Alternatively, you can sudo editing your /etc/apt/sources.list file to add an entry for xenial. I did that to replace hopeless obsolete versions of gcc (4 -> 5) and cmake (2.8 -> 3.2).

So far, all of my problems with WSL have been ubuntu.

It sucks for python for example. Currently I either use a vm or linux.
Care to elaborate what some of the pain points are?
The lack of an open Fortran compiler makes installing a lot of scientific packages difficult.
You mean gfortran ? It works just fine on Windows, you can find a binary if you install MinGW or the one provided by equation.com.
Some things are very hard to compile (or to find binaries) like scientific,cryptographic etc. Other things like uwsgi don't work at all. celery 4 won't be supported for windows. You can't `pip install wheezy.web` (too lazy to debug). Some (most)things do work on cygwin but it still kinda sucks.
python and ruby are still troublesome in windows
What do you mean by POSIX development ?

Yea well, I work for a .NET company and therefore I'm on windows on a daily basis.
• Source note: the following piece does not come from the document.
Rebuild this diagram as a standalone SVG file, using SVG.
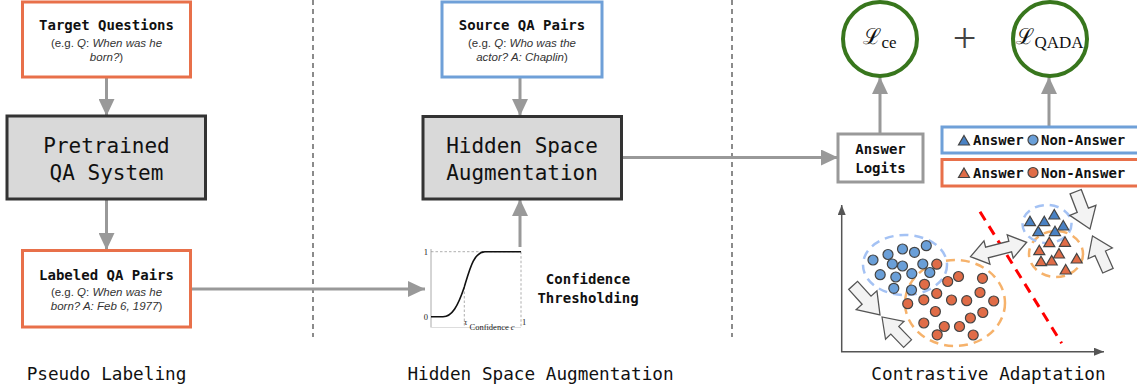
<svg xmlns="http://www.w3.org/2000/svg" xmlns:xlink="http://www.w3.org/1999/xlink" width="1137" height="392" viewBox="0 0 1137 392">
<style>
.mono{font-family:"DejaVu Sans Mono","Liberation Mono",monospace;}
.title{font-family:"DejaVu Sans Mono","Liberation Mono",monospace;font-size:14px;font-weight:bold;fill:#111;text-anchor:middle;}
.sub{font-family:"Liberation Sans",Arial,sans-serif;font-size:11.5px;fill:#333;text-anchor:middle;}
.it{font-style:italic;}
.big{font-family:"DejaVu Sans Mono","Liberation Mono",monospace;font-size:21px;fill:#111;text-anchor:middle;}
.cap{font-family:"DejaVu Sans Mono","Liberation Mono",monospace;font-size:17.7px;fill:#111;text-anchor:middle;}
.obox{fill:#fff;stroke:#e8704a;stroke-width:3;}
.bbox{fill:#fff;stroke:#6fa0d8;stroke-width:3;}
.gbox{fill:#d9d9d9;stroke:#333;stroke-width:3;}
.conn{stroke:#999;stroke-width:3;fill:none;marker-end:url(#ah);}
.sep{stroke:#666;stroke-width:1.5;stroke-dasharray:5,4;fill:none;}
.circ{fill:#fff;stroke:#38761d;stroke-width:4;}
.bd{fill:#6a9fd8;stroke:#444;stroke-width:1.2;}
.od{fill:#e06c47;stroke:#444;stroke-width:1.2;}
.bt{fill:#4a82c4;stroke:#444;stroke-width:1.2;}
.ot{fill:#e06c47;stroke:#444;stroke-width:1.2;}
.be{fill:none;stroke:#a4c2f4;stroke-width:2.5;stroke-dasharray:9,6;}
.oe{fill:none;stroke:#f6b26b;stroke-width:2.5;stroke-dasharray:9,6;}
.blk{fill:#f3f3f3;stroke:#555;stroke-width:1.3;stroke-linejoin:miter;}
.ptxt{font-family:"Liberation Serif","Times New Roman",serif;font-size:8.5px;fill:#222;}
</style>
<defs>
<marker id="ah" viewBox="0 0 17 16" refX="17" refY="8" markerWidth="17" markerHeight="16" markerUnits="userSpaceOnUse" orient="auto">
<path d="M0,0 L17,8 L0,16 Z" fill="#999"/>
</marker>
<marker id="axh" viewBox="0 0 10 8" refX="10" refY="4" markerWidth="10" markerHeight="8" markerUnits="userSpaceOnUse" orient="auto">
<path d="M0,0 L10,4 L0,8 Z" fill="#555"/>
</marker>
<path id="tri" d="M0,-5.5 L5.5,4 L-5.5,4 Z"/>
<path id="blkarrow" d="M-40,-6 L-20,-6 L-20,-14 L0,0 L-20,14 L-20,6 L-40,6 Z"/>
</defs>

<!-- separators -->
<line class="sep" x1="313" y1="0" x2="313" y2="337"/>
<line class="sep" x1="732" y1="0" x2="732" y2="337"/>

<g id="connectors">
<line class="conn" x1="106.5" y1="77" x2="106.5" y2="116"/>
<line class="conn" x1="106.5" y1="199" x2="106.5" y2="250"/>
<line class="conn" x1="190" y1="289" x2="425" y2="289"/>
<line class="conn" x1="520" y1="77" x2="520" y2="116"/>
<line class="conn" x1="520" y1="247" x2="520" y2="199"/>
<line class="conn" x1="622" y1="157.5" x2="838" y2="157.5"/>
<line class="conn" x1="880" y1="134" x2="880" y2="77"/>
<line class="conn" x1="1049" y1="127" x2="1049" y2="77"/>
</g>

<g id="target-questions">
<rect class="obox" x="22.5" y="2" width="168" height="75"/>
<text class="title" x="106.5" y="30">Target Questions</text>
<text class="sub" x="106.5" y="47">(e.g. <tspan class="it">Q</tspan>: <tspan class="it">When was he</tspan></text>
<text class="sub" x="106.5" y="60.5"><tspan class="it">born?</tspan>)</text>
</g>

<g id="pretrained-qa">
<rect class="gbox" x="7" y="116" width="198.5" height="83"/>
<text class="big" x="106.5" y="152.5">Pretrained</text>
<text class="big" x="106.5" y="180">QA System</text>
</g>

<g id="labeled-qa">
<rect class="obox" x="22.5" y="250.5" width="168" height="76.5"/>
<text class="title" x="106.5" y="280">Labeled QA Pairs</text>
<text class="sub" x="106.5" y="296">(e.g. <tspan class="it">Q</tspan>: <tspan class="it">When was he</tspan></text>
<text class="sub" x="106.5" y="310"><tspan class="it">born? A: Feb 6, 1977</tspan>)</text>
</g>

<text class="cap" x="106.5" y="379.5">Pseudo Labeling</text>

<g id="source-qa">
<rect class="bbox" x="442" y="2" width="160" height="75"/>
<text class="title" x="522" y="30">Source QA Pairs</text>
<text class="sub" x="522" y="47">(e.g. <tspan class="it">Q</tspan>: <tspan class="it">Who was the</tspan></text>
<text class="sub" x="522" y="60.5"><tspan class="it">actor? A: Chaplin</tspan>)</text>
</g>

<g id="hidden-space-aug">
<rect class="gbox" x="423" y="116.5" width="198.5" height="82.5"/>
<text class="big" x="522" y="152.5">Hidden Space</text>
<text class="big" x="522" y="180">Augmentation</text>
</g>

<g id="confidence-plot">
<line x1="431" y1="249" x2="431" y2="327.5" stroke="#aaa" stroke-width="1"/>
<line x1="431" y1="327.5" x2="521" y2="327.5" stroke="#ddd" stroke-width="1"/>
<line x1="431" y1="251.7" x2="521" y2="251.7" stroke="#999" stroke-width="0.8" stroke-dasharray="2.5,2"/>
<line x1="521" y1="251.7" x2="521" y2="327.5" stroke="#999" stroke-width="0.8" stroke-dasharray="2.5,2"/>
<line x1="464.3" y1="287" x2="464.3" y2="327.5" stroke="#999" stroke-width="0.8" stroke-dasharray="2.5,2"/>
<path d="M431,316.7 L443,316.7 C452,316.7 458,306 464.3,287 C470,268 474,252 485,251.7 L521,251.7" fill="none" stroke="#111" stroke-width="1.6"/>
<text class="ptxt" x="428" y="254.5" text-anchor="end">1</text>
<text class="ptxt" x="428" y="319.5" text-anchor="end">0</text>
<text class="ptxt" x="464" y="325">τ</text>
<text class="ptxt" x="469.5" y="330">Confidence <tspan font-style="italic">c</tspan></text>
<text class="ptxt" x="522" y="325">1</text>
</g>

<g id="confidence-thresholding">
<text class="title" x="588" y="284">Confidence</text>
<text class="title" x="588" y="303">Thresholding</text>
</g>

<text class="cap" x="540.5" y="379.5">Hidden Space Augmentation</text>

<g id="loss-ce">
<circle class="circ" cx="880" cy="39" r="37"/>
<text x="880" y="44" text-anchor="middle" fill="#111"><tspan font-family="DejaVu Serif,serif" font-size="22">ℒ</tspan><tspan font-family="Liberation Serif,serif" font-size="17" dy="4">ce</tspan></text>
</g>

<text x="964.5" y="52" text-anchor="middle" font-family="Liberation Serif,serif" font-size="42" fill="#444">+</text>

<g id="loss-qada">
<circle class="circ" cx="1050" cy="39" r="37"/>
<text x="1050" y="44" text-anchor="middle" fill="#111"><tspan font-family="DejaVu Serif,serif" font-size="22">ℒ</tspan><tspan font-family="Liberation Serif,serif" font-size="17" dy="4">QADA</tspan></text>
</g>

<g id="answer-logits">
<rect x="838" y="134" width="85" height="48" fill="#fff" stroke="#999" stroke-width="3"/>
<text class="title" x="880.5" y="154">Answer</text>
<text class="title" x="880.5" y="173">Logits</text>
</g>

<g id="legend-source">
<rect class="bbox" x="942" y="127" width="200" height="26"/>
<use xlink:href="#tri" x="964" y="141" class="bt"/>
<text class="title" x="973" y="145" style="text-anchor:start">Answer</text>
<circle cx="1033" cy="140" r="5" class="bd"/>
<text class="title" x="1041" y="145" style="text-anchor:start">Non-Answer</text>
</g>

<g id="legend-target">
<rect class="obox" x="942" y="159.5" width="200" height="26.5"/>
<use xlink:href="#tri" x="964" y="173.5" class="ot"/>
<text class="title" x="973" y="177.5" style="text-anchor:start">Answer</text>
<circle cx="1033" cy="172.5" r="5" class="od"/>
<text class="title" x="1041" y="177.5" style="text-anchor:start">Non-Answer</text>
</g>

<g id="scatter-plot">
<line x1="841.7" y1="352" x2="841.7" y2="205" stroke="#555" stroke-width="1.5" marker-end="url(#axh)"/>
<line x1="841" y1="351.7" x2="1104" y2="351.7" stroke="#555" stroke-width="1.5" marker-end="url(#axh)"/>

<ellipse class="oe" cx="955" cy="303" rx="50" ry="43"/>
<ellipse class="be" cx="905" cy="265" rx="42" ry="30"/>

<circle class="bd" cx="873" cy="260" r="5"/>
<circle class="bd" cx="888" cy="254.5" r="5"/>
<circle class="bd" cx="902.5" cy="249" r="5"/>
<circle class="bd" cx="914.5" cy="252.3" r="5"/>
<circle class="bd" cx="926.3" cy="245.7" r="5"/>
<circle class="bd" cx="892.3" cy="264" r="5"/>
<circle class="bd" cx="902.5" cy="266" r="5"/>
<circle class="bd" cx="922.8" cy="264" r="5"/>
<circle class="bd" cx="880.2" cy="274.7" r="5"/>
<circle class="bd" cx="895.8" cy="277" r="5"/>
<circle class="bd" cx="911.8" cy="273.6" r="5"/>
<circle class="bd" cx="929.8" cy="272.5" r="5"/>
<circle class="bd" cx="893.8" cy="288.3" r="5"/>
<circle class="bd" cx="911.5" cy="290" r="5"/>

<circle class="od" cx="936.8" cy="264.2" r="5"/>
<circle class="od" cx="947.7" cy="281.5" r="5"/>
<circle class="od" cx="958.5" cy="276.5" r="5"/>
<circle class="od" cx="982.5" cy="278.3" r="5"/>
<circle class="od" cx="924.5" cy="284.3" r="5"/>
<circle class="od" cx="936.7" cy="293.5" r="5"/>
<circle class="od" cx="923.8" cy="299.8" r="5"/>
<circle class="od" cx="907.7" cy="303.7" r="5"/>
<circle class="od" cx="951.5" cy="300" r="5"/>
<circle class="od" cx="966.7" cy="300.7" r="5"/>
<circle class="od" cx="980" cy="292.5" r="5"/>
<circle class="od" cx="993.7" cy="301" r="5"/>
<circle class="od" cx="935.4" cy="311.5" r="5"/>
<circle class="od" cx="982.8" cy="312.5" r="5"/>
<circle class="od" cx="970.4" cy="318" r="5"/>
<circle class="od" cx="923.8" cy="323" r="5"/>
<circle class="od" cx="944.3" cy="326.5" r="5"/>
<circle class="od" cx="959.5" cy="326.5" r="5"/>
<circle class="od" cx="937.2" cy="334.8" r="5"/>
<circle class="od" cx="973.2" cy="335" r="5"/>

<line x1="980" y1="211.7" x2="1061.7" y2="343.3" stroke="#ff0000" stroke-width="3" stroke-dasharray="10,7"/>

<ellipse class="oe" cx="1056" cy="254" rx="27" ry="23"/>
<ellipse class="be" cx="1047" cy="224" rx="24.5" ry="19"/>

<use xlink:href="#tri" x="1030" y="221.7" class="bt"/>
<use xlink:href="#tri" x="1044.3" y="221.7" class="bt"/>
<use xlink:href="#tri" x="1054.3" y="215" class="bt"/>
<use xlink:href="#tri" x="1038.3" y="231.7" class="bt"/>
<use xlink:href="#tri" x="1055" y="231.7" class="bt"/>
<use xlink:href="#tri" x="1063.3" y="226" class="bt"/>

<use xlink:href="#tri" x="1049.3" y="242.7" class="ot"/>
<use xlink:href="#tri" x="1065" y="242.3" class="ot"/>
<use xlink:href="#tri" x="1039.3" y="250.7" class="ot"/>
<use xlink:href="#tri" x="1059" y="254" class="ot"/>
<use xlink:href="#tri" x="1041" y="261.7" class="ot"/>
<use xlink:href="#tri" x="1051.7" y="261" class="ot"/>
<use xlink:href="#tri" x="1076.7" y="259" class="ot"/>
<use xlink:href="#tri" x="1065.7" y="270" class="ot"/>

<!-- block arrows -->
<use xlink:href="#blkarrow" class="blk" transform="translate(880,315) rotate(47.8)"/>
<use xlink:href="#blkarrow" class="blk" transform="translate(882,317) rotate(226) scale(0.92)"/>
<use xlink:href="#blkarrow" class="blk" transform="translate(1090,229) rotate(69)"/>
<use xlink:href="#blkarrow" class="blk" transform="translate(1092.5,236) rotate(246) scale(0.95)"/>
<path class="blk" transform="translate(970.5,256.7) rotate(-14.4)" d="M0,0 L17,-12 L17,-5.5 L41,-5.5 L41,-12 L58,0 L41,12 L41,5.5 L17,5.5 L17,12 Z"/>
</g>

<text class="cap" x="988.5" y="379.5">Contrastive Adaptation</text>
</svg>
It depends a lot on, what kind of development I'm doing, for example if I work in Visual Studio on some C# code everything is just fine, integration between SQL-Server/VS/ASP.NET-MVC is just great but when I have to work on web projects where npm is involved or commandline in general, it's a nightmare.

If found that the only useable shell on Windows is babun[0]. Executing Ruby or Python scripts is also not good at all and therefore I just use powershell for glue scripts.

[0] https://babun.github.io

By POSIX, I mean standard command line POSIX APIs. In practice, things that run on Mac / Linux / BSDs. They often don't build on Windows due to a lack of pthreads, or fork. In some cases, I'd like to make these apps truely windows compatible (unless Bash on Windows gets so good we can just ask people to install that).

I hadn't heard of babun. It looks like a much neater cygwin distro, I will give it a try.

If you're asking about being able to do the same things on Windows as you could on Linux, then it takes a bunch of work to set up, and has some substantial holes in it. You basically have three options: cygwin, Linux VM, or the new Linux subsystem (https://en.wikipedia.org/wiki/Windows_Subsystem_for_Linux)

I use a mix of cygwin and "native" tools depending on whether the language has multi-platform support. It's good enough for most purposes (Python stuff mostly), but not so good if you want POSIX threads in your C++ code, and so on.

But, for example, if you're trying to do game programming, arguably the tooling on Windows is substantially better.

Basically, it's maybe 70% good and highly depends on what tools you need.

To be honest, no operating system is perfect for both POSIX and Windows development at the same time. But windows is very workable in a lot of situations, and when it's not, I run a VM. I don't believe that you will be able to get around that (without dual booting, Remoting, etc...)

There are just a lot of development tool sets that aren't based around working in windows. In that same respect though .net development is improving on *nix, it's clearly not something you want to do for production yet.

You can just use virtual box or VMware, or use use putty and log in to server.
Sadly Windows is still a second class citizen when you are developing for Big Data.

There are lots of Java stuff that would be machine independent but in fact rely on native libraries that you cannot find easily.

The machines I use for development usually run some sort of UNIX or UNIX-like OS (i.e. Linux). Sometimes I have to use Windows as well though for development.

From direct comparison I can tell that Windows still sucks for general-purpose software development (if you develop Windows software you'll be fine, obviously):

Installing, maintaining and running common development tools takes considerably more effort. Many of the tools used in software development come from a UNIX background that often just doesn't quite fit the Windows way of doing things. The Windows command line - though greatly improved in recent years - is still playing catch-up with its UNIX equivalents.

Basically, what one commonly ends up with to make Windows usable for development at all is installing some sort of UNIX environment (Cygwin, Git Bash etc.).